As we explained in Beating the Dementia Monster, Alzheimer's disease may begin as much as 15 years before the first symptoms appear and 20 years before actual dementia. Now new tests are emerging that can determine that someone has developed Alzheimer's disease before there are symptoms. So if you find someone has presymptomatic (or "prodromal") Alzheimer's disease, is it possible to predict when actual symptoms of memory loss etc. will begin to appear? Well, apparently so, and with a good bit of accuracy. Well, maybe not from the very beginning of the disease, but at least from when the amyloid plaques begin to form.
We know that in Alzheimer's disease, variant forms of amyloid peptide (strings of amino acids that were supposed to be proteins but got sidetracked) and variants of tau protein appear in the brain. There is more than one variant of each with varying levels of toxicity. The problematic version of amyloid forms the plaques and the tau forms the tangles we discussed in Beating the Dementia Monster. The plaques and tangles continue forming until the brain reaches a "tipping point" when there's an explosion of tau tangles throughout the brain.

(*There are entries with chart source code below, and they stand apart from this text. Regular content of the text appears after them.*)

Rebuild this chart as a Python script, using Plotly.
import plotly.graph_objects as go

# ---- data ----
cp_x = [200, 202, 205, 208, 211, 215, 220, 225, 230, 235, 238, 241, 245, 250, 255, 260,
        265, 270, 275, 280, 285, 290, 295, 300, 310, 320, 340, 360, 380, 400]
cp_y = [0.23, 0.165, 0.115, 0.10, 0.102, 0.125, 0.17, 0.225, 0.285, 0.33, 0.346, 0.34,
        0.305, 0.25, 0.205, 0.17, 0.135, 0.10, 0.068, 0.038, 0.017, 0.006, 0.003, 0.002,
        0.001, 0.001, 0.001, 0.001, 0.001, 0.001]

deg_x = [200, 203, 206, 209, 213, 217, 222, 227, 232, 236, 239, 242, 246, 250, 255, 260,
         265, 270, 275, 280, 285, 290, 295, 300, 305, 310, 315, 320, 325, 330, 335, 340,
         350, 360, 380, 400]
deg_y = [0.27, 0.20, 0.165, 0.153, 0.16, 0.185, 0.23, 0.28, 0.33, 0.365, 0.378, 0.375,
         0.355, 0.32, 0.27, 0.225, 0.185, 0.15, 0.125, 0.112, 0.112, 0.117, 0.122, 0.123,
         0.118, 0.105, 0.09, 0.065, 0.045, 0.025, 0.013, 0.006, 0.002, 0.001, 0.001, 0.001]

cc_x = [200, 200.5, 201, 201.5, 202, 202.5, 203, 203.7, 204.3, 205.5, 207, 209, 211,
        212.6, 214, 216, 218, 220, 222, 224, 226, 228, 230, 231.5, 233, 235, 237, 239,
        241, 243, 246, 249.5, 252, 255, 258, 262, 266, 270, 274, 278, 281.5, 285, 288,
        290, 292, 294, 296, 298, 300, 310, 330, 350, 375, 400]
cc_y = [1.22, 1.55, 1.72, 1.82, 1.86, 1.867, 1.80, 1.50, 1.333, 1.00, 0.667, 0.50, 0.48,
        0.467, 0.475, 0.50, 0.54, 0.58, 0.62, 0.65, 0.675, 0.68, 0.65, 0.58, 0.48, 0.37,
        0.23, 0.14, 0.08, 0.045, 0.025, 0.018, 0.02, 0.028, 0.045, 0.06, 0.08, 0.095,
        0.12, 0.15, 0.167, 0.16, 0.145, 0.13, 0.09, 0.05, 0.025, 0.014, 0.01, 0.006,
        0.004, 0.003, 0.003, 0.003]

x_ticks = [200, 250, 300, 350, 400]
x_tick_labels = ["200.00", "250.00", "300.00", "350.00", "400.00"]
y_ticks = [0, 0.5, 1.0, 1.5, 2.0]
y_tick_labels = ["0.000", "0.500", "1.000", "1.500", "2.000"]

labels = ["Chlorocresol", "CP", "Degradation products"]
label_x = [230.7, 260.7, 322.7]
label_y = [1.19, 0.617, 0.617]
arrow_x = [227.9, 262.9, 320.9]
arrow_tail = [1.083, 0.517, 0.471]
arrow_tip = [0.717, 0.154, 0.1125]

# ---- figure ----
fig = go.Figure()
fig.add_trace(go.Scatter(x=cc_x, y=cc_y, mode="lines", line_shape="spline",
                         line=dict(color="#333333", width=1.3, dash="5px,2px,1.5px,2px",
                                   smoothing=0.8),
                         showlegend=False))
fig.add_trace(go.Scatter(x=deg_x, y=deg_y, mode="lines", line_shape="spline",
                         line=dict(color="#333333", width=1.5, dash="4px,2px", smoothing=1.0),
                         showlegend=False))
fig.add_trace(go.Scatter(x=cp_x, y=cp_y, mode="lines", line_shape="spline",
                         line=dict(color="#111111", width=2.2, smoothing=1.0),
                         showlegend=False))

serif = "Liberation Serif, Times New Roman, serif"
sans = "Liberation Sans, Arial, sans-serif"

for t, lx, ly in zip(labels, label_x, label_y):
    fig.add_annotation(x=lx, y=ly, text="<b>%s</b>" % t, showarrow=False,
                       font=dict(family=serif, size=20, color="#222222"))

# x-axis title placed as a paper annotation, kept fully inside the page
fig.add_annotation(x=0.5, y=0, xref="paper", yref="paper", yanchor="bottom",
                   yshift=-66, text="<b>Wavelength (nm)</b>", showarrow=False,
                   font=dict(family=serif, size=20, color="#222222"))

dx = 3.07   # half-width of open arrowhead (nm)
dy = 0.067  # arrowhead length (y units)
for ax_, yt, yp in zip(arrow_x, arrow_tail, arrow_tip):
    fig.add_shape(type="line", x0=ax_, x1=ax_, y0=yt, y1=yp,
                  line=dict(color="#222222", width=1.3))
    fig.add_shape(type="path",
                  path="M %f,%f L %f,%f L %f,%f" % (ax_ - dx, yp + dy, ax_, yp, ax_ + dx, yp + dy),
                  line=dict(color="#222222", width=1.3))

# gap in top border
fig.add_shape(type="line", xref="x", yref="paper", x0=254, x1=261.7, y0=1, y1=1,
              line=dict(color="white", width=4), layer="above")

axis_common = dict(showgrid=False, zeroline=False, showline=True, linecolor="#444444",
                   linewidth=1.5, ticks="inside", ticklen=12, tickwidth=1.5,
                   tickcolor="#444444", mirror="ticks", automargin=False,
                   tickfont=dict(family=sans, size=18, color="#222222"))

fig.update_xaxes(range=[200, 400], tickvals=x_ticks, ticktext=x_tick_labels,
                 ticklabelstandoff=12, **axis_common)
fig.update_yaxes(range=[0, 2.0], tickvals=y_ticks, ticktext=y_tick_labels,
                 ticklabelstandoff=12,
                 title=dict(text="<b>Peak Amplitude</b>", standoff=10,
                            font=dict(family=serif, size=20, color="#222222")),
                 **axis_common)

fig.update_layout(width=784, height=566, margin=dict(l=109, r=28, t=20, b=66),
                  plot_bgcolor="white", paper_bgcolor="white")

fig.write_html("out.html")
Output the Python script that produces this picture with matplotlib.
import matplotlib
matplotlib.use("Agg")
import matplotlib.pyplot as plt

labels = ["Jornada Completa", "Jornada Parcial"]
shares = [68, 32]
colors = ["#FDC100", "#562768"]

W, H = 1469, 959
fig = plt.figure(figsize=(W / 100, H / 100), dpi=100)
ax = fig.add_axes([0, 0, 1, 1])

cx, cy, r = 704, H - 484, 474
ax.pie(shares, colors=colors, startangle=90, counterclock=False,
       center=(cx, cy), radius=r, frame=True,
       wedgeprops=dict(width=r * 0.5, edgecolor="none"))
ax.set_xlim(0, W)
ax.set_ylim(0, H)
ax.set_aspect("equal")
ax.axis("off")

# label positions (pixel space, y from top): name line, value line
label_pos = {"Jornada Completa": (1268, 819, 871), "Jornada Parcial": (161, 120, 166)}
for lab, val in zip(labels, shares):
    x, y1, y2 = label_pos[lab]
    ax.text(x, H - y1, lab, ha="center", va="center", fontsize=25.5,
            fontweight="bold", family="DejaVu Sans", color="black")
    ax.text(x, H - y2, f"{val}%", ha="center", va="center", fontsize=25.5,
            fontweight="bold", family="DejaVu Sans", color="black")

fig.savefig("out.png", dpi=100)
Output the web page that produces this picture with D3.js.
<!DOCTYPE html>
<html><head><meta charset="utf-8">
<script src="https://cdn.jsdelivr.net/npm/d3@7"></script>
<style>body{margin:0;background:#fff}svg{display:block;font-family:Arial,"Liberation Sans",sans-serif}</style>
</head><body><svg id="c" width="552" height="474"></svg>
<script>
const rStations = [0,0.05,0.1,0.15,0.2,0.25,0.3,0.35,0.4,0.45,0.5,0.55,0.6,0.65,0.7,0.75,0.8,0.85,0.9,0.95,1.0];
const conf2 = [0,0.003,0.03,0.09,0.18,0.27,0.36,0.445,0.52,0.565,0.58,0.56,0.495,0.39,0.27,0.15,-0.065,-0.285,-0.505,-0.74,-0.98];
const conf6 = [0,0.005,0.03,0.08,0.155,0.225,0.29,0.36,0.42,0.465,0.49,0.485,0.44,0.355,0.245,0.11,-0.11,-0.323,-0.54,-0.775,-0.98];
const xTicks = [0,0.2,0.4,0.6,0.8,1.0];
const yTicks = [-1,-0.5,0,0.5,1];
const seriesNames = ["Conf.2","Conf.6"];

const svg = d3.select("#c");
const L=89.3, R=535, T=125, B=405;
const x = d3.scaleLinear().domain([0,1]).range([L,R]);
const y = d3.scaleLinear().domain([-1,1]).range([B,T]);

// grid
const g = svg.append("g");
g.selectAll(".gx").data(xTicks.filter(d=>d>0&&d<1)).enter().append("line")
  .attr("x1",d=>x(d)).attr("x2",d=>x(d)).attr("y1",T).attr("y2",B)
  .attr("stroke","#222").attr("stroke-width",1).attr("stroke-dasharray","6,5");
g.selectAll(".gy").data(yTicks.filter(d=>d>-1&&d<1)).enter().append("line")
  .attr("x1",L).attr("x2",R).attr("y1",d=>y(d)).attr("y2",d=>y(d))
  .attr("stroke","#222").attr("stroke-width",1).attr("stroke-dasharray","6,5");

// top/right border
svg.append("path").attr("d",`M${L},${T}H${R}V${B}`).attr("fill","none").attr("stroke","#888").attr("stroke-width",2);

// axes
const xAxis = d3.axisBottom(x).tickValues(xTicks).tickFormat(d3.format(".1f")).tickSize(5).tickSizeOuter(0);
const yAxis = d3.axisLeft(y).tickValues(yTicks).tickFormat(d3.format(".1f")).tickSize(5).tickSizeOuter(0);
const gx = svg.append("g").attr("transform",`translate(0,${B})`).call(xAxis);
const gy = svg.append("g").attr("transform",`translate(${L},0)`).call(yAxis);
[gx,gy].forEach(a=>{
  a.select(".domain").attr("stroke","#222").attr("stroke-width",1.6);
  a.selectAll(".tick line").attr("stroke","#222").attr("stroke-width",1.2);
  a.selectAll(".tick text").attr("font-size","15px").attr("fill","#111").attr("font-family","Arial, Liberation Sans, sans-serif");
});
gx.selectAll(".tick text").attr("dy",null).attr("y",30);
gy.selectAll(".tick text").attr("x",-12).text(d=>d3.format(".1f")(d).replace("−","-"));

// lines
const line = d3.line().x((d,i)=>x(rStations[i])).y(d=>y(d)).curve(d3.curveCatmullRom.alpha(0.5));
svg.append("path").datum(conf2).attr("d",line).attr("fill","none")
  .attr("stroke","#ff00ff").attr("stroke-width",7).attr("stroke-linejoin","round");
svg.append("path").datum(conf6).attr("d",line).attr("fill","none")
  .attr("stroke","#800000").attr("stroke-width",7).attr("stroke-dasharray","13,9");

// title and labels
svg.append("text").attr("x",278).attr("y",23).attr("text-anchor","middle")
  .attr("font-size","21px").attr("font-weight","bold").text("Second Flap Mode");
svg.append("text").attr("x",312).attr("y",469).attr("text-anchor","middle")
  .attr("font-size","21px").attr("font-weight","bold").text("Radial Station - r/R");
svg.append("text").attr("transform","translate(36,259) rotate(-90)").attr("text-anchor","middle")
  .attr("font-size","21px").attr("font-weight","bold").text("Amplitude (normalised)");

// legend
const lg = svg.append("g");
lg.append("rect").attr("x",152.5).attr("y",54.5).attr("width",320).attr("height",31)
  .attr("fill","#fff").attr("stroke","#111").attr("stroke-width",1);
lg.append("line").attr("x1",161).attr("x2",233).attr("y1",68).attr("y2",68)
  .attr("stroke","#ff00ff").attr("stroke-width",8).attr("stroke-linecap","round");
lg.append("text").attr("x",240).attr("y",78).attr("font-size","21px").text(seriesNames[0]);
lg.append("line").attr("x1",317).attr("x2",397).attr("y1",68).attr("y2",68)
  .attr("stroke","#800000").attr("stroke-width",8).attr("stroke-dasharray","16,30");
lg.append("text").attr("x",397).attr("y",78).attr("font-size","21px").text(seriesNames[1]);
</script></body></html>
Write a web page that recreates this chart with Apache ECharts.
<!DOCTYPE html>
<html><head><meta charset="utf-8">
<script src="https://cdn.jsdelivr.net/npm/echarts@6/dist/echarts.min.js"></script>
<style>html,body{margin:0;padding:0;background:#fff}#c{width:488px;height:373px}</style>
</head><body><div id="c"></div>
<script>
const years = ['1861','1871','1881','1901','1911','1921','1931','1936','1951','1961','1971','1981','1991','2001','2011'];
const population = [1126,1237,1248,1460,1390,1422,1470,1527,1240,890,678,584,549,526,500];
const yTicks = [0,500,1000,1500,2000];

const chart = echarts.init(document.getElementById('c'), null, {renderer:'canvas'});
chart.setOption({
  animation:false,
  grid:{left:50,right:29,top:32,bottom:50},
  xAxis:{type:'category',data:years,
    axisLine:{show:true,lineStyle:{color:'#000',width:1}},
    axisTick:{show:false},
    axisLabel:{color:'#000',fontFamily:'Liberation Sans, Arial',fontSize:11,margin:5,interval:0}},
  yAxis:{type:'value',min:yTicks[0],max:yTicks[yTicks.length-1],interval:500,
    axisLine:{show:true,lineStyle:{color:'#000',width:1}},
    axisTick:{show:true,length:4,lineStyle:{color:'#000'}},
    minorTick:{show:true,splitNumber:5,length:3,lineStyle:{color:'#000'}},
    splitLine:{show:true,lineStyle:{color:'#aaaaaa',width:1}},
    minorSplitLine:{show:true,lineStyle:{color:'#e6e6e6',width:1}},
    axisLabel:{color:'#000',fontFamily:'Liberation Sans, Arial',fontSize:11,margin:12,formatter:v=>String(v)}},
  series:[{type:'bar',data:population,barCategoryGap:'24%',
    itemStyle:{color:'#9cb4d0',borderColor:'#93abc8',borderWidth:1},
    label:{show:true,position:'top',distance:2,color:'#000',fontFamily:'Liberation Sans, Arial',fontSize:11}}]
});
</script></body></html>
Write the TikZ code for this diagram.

So researchers would like to measure the time from when the first plaques appear to when the first symptoms appear. And it appears that's a fairly well defined and regular time period. Researchers at Washington University Saint Louis measured the amount of the protein known as p-tau217 in cerebrospinal fluid and found that it rises at a pretty consistent rate among different people after passing the tipping point. This means that if you know someone's age when they reached the tipping point, you can predict when symptoms will begin with reasonable accuracy. The research results were presented by Dr. Suzanne Schindler at the TAU2022 virtual Global Conference this past February 22-23.
So why would we want to know this? Primarily as an aid in clinical trials for different treatments, especially those (like aducanumab) directed at dealing with amyloid plaques. The expectation is that a new, effective treatment for Alzheimer's disease must be active during the preclinical phase of the disease -- before the first symptoms. Researchers measuring the effectiveness of a given treatment will want to know throughout the trial how far the disease has progressed and anticipate when symptoms will begin to present.
So why do I care about this? Mostly I just thought it was really interesting to learn how consistently the disease develops among different people. However, since the symptoms manifest with varying effect in different people, I'm led to speculate that, while the underlying disease may advance similarly in different people, life style choices nevertheless influence the severity of the symptoms. In Beating the Dementia Monster, we discussed the Nun Study. In the Nun Study, Sister Mary lived to be over 100 years old and appeared to be cognitively healthy. But her autopsy found that her brain had been ravaged by Alzheimer's disease. This has been correlated with her healthy lifestyle.